* [Work required] Would you write out the listing verbatim and skip every picture in it?

* [Dataset section]
-----

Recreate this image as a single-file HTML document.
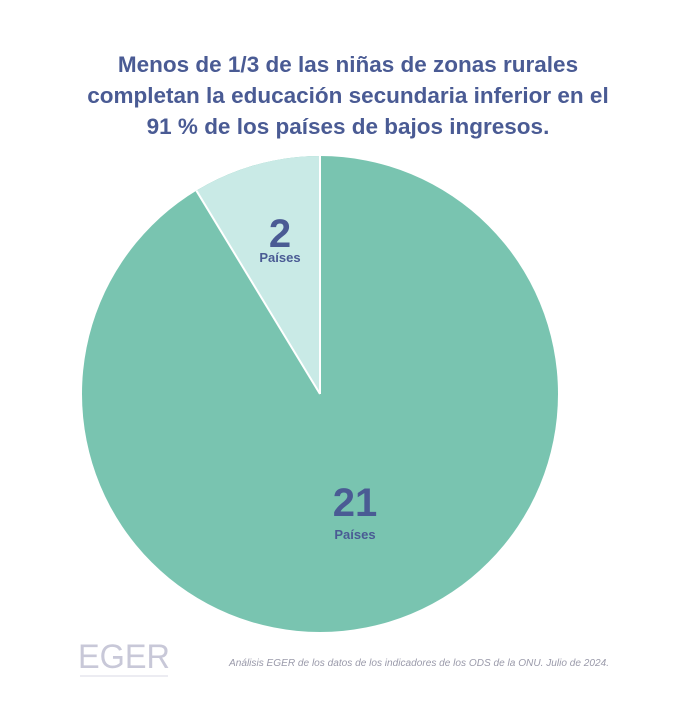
<!DOCTYPE html>
<html><head><meta charset="utf-8"><style>
html,body{margin:0;padding:0;background:#fff;}
body{width:696px;height:720px;position:relative;overflow:hidden;font-family:"Liberation Sans",sans-serif;}
.t{position:absolute;left:0;width:696px;top:49px;text-align:center;color:#4a5b94;font-weight:bold;font-size:22.5px;line-height:31px;}
</style></head><body>
<div class="t">Menos de 1/3 de las niñas de zonas rurales<br>completan la educación secundaria inferior en el<br>91 % de los países de bajos ingresos.</div>
<svg width="696" height="720" style="position:absolute;left:0;top:0">
<circle cx="320" cy="394" r="238" fill="#79c4b0"/>
<path d="M320,394 L320,156 A238,238 0 0 0 196.4,190.7 Z" fill="#c9eae6"/>
<line x1="320" y1="394" x2="320" y2="156" stroke="#fff" stroke-width="2"/>
<line x1="320" y1="394" x2="196.4" y2="190.7" stroke="#fff" stroke-width="2"/>
<g fill="#4a5b94" font-family="Liberation Sans, sans-serif" font-weight="bold" text-anchor="middle">
<text x="280" y="247" font-size="40">2</text>
<text x="280" y="262" font-size="13">Países</text>
<text x="355" y="516" font-size="40">21</text>
<text x="355" y="539" font-size="13">Países</text>
</g>
<text x="78" y="668" font-size="34" fill="#c8c8d8" font-family="Liberation Sans, sans-serif" textLength="92" lengthAdjust="spacingAndGlyphs">EGER</text>
<rect x="80" y="675" width="88" height="2" fill="#ececf2"/>
<text x="229" y="666" font-size="10" fill="#9a9aaa" font-style="italic" font-family="Liberation Sans, sans-serif" textLength="380" lengthAdjust="spacingAndGlyphs">Análisis EGER de los datos de los indicadores de los ODS de la ONU. Julio de 2024.</text>
</svg>
</body></html>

-----

* [Exercise answer]
Recreate this image as a single-file HTML document.
<!DOCTYPE html>
<html><head><meta charset="utf-8"><style>
html,body{margin:0;padding:0;background:#fff;}
body{width:696px;height:720px;position:relative;overflow:hidden;font-family:"Liberation Sans",sans-serif;}
.t{position:absolute;left:0;width:696px;top:49px;text-align:center;color:#4a5b94;font-weight:bold;font-size:22.5px;line-height:31px;}
</style></head><body>
<div class="t">Menos de 1/3 de las niñas de zonas rurales<br>completan la educación secundaria inferior en el<br>91 % de los países de bajos ingresos.</div>
<svg width="696" height="720" style="position:absolute;left:0;top:0">
<circle cx="320" cy="394" r="238" fill="#79c4b0"/>
<path d="M320,394 L320,156 A238,238 0 0 0 196.4,190.7 Z" fill="#c9eae6"/>
<line x1="320" y1="394" x2="320" y2="156" stroke="#fff" stroke-width="2"/>
<line x1="320" y1="394" x2="196.4" y2="190.7" stroke="#fff" stroke-width="2"/>
<g fill="#4a5b94" font-family="Liberation Sans, sans-serif" font-weight="bold" text-anchor="middle">
<text x="280" y="247" font-size="40">2</text>
<text x="280" y="262" font-size="13">Países</text>
<text x="355" y="516" font-size="40">21</text>
<text x="355" y="539" font-size="13">Países</text>
</g>
<text x="78" y="668" font-size="34" fill="#c8c8d8" font-family="Liberation Sans, sans-serif" textLength="92" lengthAdjust="spacingAndGlyphs">EGER</text>
<rect x="80" y="675" width="88" height="2" fill="#ececf2"/>
<text x="229" y="666" font-size="10" fill="#9a9aaa" font-style="italic" font-family="Liberation Sans, sans-serif" textLength="380" lengthAdjust="spacingAndGlyphs">Análisis EGER de los datos de los indicadores de los ODS de la ONU. Julio de 2024.</text>
</svg>
</body></html>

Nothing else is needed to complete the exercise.